Once you have the information—say, rainfall indicators or a vegetation index or crop production data—how do you translate that into impact? How will all that affect the lives of people on the ground? How can we translate these numbers into food insecurity?
What’s the percentage of food-insecure people? That’s an open question, and it’s inherently hard to answer because food insecurity is not easily quantifiable. It’s not just a yes-or-no answer. There are different levels of food insecurity.
We focus on historical data and triangulate different data collection efforts—like IPC (Integrated Phase Classification), real-time monitoring, food prices, and rainfall levels. We use the full spectrum of information we can access and feed that into machine learning models, which are good at spotting relationships in multidimensional inputs.
We are training algorithms and improving our human understanding of how these things relate. How can we go from just Earth observation to actual impact—and translate that into the number of people in need?
Do you see any gaps or challenges with the current use of Earth observation? And what would the World Food Programme like to see in the future?
The gaps in all data collection efforts are very similar. Ideally, you want information everywhere, all the time, at the highest possible quality. That means high-resolution imagery at different frequency bands—not just optical, but also radar and infrared—and very frequent updates. Not every 10 days, but maybe every minute, and at the highest possible resolution.

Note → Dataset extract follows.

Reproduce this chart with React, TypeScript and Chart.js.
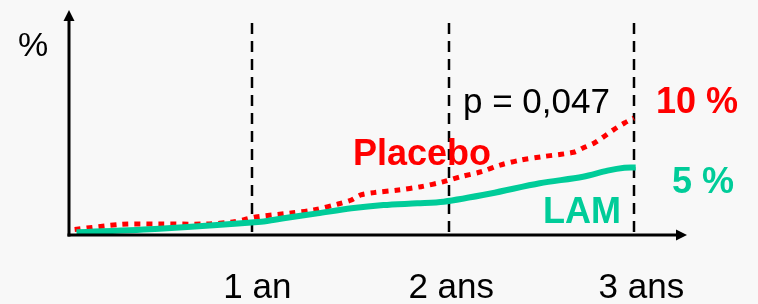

Of course, that’s an impossible request. The current resolution of publicly available Earth observation data allows us to go only so far. For example, we can’t easily do post-disaster assessments, and the update frequencies aren’t always fast enough for those kinds of tasks.
Also, if you need specific information on a specific day and it’s cloudy, it’s often hard to get the data you need.
This field has witnessed dramatic improvements in the last decade. We’ve come a long way already, but technological advancement will be crucial to unlocking new types of analysis—especially by improving frequency and resolution.